#### The task:
Print, word for word, the opening line of the data below and every line after it through the line that contains "-2.6, -2, -2, -5];", but not the pictures.

#### Information shown:
◇ ◇ ◇ ◇ ◇ ◇ ◇
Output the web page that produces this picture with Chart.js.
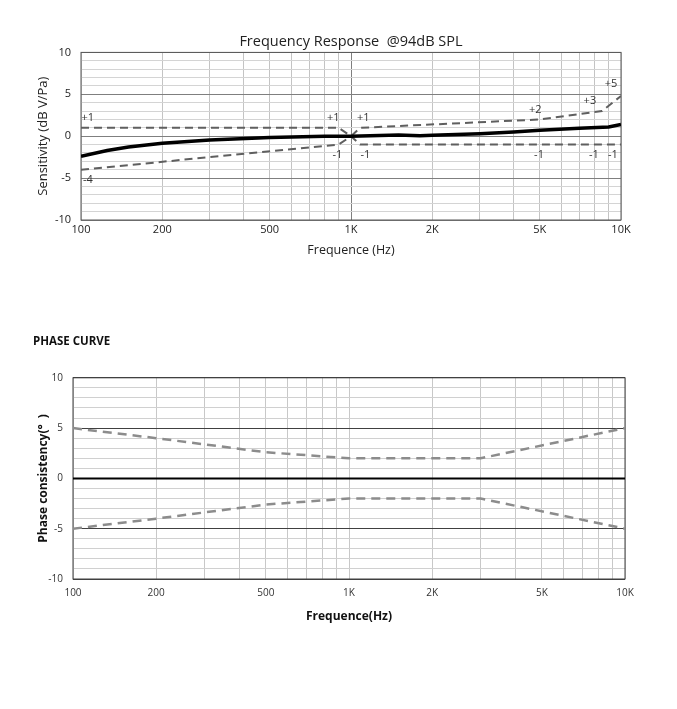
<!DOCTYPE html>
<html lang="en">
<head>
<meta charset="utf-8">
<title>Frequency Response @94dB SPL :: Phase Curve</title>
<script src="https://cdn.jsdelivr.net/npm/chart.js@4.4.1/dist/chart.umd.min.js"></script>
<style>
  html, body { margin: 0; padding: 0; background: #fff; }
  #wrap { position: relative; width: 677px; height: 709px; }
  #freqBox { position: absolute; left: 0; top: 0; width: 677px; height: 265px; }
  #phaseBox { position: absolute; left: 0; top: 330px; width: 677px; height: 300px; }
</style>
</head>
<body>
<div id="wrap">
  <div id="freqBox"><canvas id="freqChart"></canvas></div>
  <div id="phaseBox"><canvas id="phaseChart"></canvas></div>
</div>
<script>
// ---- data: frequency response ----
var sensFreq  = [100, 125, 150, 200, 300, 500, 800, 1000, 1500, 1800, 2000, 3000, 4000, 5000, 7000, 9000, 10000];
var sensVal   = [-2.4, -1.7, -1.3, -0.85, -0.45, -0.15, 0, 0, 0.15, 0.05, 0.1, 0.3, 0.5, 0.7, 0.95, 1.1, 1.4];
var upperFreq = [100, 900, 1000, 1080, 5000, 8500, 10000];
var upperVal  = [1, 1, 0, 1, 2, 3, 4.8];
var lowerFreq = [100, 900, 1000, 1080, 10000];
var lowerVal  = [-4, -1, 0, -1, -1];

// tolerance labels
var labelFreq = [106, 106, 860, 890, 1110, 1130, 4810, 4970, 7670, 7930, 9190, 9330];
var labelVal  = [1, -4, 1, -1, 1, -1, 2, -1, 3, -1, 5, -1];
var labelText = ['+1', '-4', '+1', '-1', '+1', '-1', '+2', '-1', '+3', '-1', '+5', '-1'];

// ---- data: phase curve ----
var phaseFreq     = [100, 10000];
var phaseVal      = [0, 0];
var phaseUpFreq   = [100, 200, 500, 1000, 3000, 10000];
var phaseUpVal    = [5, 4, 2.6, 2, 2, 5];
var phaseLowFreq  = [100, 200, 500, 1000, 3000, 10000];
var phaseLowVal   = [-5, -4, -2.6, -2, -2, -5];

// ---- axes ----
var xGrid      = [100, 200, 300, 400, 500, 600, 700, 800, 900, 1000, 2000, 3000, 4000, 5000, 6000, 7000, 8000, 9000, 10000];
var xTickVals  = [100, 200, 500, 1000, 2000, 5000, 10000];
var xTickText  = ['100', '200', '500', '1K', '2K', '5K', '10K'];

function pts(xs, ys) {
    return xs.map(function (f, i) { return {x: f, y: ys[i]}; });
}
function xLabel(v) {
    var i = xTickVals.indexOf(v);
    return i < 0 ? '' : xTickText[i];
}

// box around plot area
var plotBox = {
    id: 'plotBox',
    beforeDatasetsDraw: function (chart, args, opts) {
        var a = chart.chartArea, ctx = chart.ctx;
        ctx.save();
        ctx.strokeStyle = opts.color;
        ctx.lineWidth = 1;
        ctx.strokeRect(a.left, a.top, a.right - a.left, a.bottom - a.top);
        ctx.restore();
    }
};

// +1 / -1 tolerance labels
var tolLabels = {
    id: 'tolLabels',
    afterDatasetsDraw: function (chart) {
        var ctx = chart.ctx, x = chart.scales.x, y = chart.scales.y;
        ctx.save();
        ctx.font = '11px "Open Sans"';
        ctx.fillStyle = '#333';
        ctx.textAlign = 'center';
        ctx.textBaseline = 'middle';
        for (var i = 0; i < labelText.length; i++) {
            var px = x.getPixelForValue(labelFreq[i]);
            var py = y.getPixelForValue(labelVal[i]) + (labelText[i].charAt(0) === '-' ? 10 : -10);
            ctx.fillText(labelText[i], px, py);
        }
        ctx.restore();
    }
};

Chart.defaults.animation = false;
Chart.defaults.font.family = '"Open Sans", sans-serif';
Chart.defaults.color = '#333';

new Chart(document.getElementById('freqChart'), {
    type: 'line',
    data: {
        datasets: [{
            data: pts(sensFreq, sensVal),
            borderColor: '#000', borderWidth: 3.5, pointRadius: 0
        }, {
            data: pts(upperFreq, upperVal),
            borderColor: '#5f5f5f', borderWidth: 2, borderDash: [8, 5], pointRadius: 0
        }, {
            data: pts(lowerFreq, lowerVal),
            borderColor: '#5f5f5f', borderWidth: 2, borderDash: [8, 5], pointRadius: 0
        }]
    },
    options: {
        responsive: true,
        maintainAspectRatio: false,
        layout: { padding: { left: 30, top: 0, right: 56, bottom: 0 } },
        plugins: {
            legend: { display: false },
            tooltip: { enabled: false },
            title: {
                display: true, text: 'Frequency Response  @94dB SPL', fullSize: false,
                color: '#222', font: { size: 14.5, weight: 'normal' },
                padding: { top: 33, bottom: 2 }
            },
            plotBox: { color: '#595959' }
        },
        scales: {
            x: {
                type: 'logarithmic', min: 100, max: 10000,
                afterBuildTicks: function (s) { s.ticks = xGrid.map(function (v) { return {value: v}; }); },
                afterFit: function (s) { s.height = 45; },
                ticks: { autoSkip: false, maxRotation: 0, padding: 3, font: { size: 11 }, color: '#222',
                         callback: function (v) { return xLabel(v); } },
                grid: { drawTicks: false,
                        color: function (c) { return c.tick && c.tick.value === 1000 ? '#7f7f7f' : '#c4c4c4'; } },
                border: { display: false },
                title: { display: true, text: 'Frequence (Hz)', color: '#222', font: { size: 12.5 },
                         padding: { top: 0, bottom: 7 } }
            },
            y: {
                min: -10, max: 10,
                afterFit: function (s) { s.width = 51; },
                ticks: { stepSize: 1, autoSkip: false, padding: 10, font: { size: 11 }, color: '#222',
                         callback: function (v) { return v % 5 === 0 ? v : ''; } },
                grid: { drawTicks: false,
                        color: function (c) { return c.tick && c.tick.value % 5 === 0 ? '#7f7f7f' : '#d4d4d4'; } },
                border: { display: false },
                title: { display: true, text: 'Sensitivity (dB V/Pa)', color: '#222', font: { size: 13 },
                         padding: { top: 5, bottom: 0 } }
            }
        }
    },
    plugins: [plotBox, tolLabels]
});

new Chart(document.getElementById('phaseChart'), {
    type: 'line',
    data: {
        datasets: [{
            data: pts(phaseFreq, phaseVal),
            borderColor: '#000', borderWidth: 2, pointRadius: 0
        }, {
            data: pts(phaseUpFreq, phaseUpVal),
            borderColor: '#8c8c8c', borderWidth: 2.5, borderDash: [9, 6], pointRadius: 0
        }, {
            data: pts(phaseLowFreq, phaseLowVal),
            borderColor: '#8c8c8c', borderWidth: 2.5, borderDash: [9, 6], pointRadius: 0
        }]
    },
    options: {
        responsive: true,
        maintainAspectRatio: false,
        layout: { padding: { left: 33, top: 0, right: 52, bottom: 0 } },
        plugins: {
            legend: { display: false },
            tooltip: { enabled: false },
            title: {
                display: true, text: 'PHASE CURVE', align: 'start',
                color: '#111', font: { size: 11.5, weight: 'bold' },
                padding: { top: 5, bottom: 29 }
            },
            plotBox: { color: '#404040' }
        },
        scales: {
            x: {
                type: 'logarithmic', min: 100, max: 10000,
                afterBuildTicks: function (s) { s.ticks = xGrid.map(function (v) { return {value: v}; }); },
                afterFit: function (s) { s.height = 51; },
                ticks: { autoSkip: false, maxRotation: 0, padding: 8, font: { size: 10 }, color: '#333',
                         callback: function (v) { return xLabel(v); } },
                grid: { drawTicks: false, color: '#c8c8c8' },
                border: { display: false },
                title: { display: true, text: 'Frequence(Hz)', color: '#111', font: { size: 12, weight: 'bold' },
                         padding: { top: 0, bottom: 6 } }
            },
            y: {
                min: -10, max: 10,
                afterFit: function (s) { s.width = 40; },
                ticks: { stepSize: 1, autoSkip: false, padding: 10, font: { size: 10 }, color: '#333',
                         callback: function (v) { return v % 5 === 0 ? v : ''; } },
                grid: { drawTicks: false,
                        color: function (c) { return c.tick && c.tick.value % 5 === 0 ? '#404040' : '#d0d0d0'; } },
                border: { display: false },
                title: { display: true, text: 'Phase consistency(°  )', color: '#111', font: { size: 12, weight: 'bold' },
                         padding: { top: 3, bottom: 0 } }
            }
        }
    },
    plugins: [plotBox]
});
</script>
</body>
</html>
◇ ◇ ◇ ◇ ◇ ◇ ◇
#### Exercise answer:
Output the web page that produces this picture with Chart.js.
<!DOCTYPE html>
<html lang="en">
<head>
<meta charset="utf-8">
<title>Frequency Response @94dB SPL :: Phase Curve</title>
<script src="https://cdn.jsdelivr.net/npm/chart.js@4.4.1/dist/chart.umd.min.js"></script>
<style>
  html, body { margin: 0; padding: 0; background: #fff; }
  #wrap { position: relative; width: 677px; height: 709px; }
  #freqBox { position: absolute; left: 0; top: 0; width: 677px; height: 265px; }
  #phaseBox { position: absolute; left: 0; top: 330px; width: 677px; height: 300px; }
</style>
</head>
<body>
<div id="wrap">
  <div id="freqBox"><canvas id="freqChart"></canvas></div>
  <div id="phaseBox"><canvas id="phaseChart"></canvas></div>
</div>
<script>
// ---- data: frequency response ----
var sensFreq  = [100, 125, 150, 200, 300, 500, 800, 1000, 1500, 1800, 2000, 3000, 4000, 5000, 7000, 9000, 10000];
var sensVal   = [-2.4, -1.7, -1.3, -0.85, -0.45, -0.15, 0, 0, 0.15, 0.05, 0.1, 0.3, 0.5, 0.7, 0.95, 1.1, 1.4];
var upperFreq = [100, 900, 1000, 1080, 5000, 8500, 10000];
var upperVal  = [1, 1, 0, 1, 2, 3, 4.8];
var lowerFreq = [100, 900, 1000, 1080, 10000];
var lowerVal  = [-4, -1, 0, -1, -1];

// tolerance labels
var labelFreq = [106, 106, 860, 890, 1110, 1130, 4810, 4970, 7670, 7930, 9190, 9330];
var labelVal  = [1, -4, 1, -1, 1, -1, 2, -1, 3, -1, 5, -1];
var labelText = ['+1', '-4', '+1', '-1', '+1', '-1', '+2', '-1', '+3', '-1', '+5', '-1'];

// ---- data: phase curve ----
var phaseFreq     = [100, 10000];
var phaseVal      = [0, 0];
var phaseUpFreq   = [100, 200, 500, 1000, 3000, 10000];
var phaseUpVal    = [5, 4, 2.6, 2, 2, 5];
var phaseLowFreq  = [100, 200, 500, 1000, 3000, 10000];
var phaseLowVal   = [-5, -4, -2.6, -2, -2, -5];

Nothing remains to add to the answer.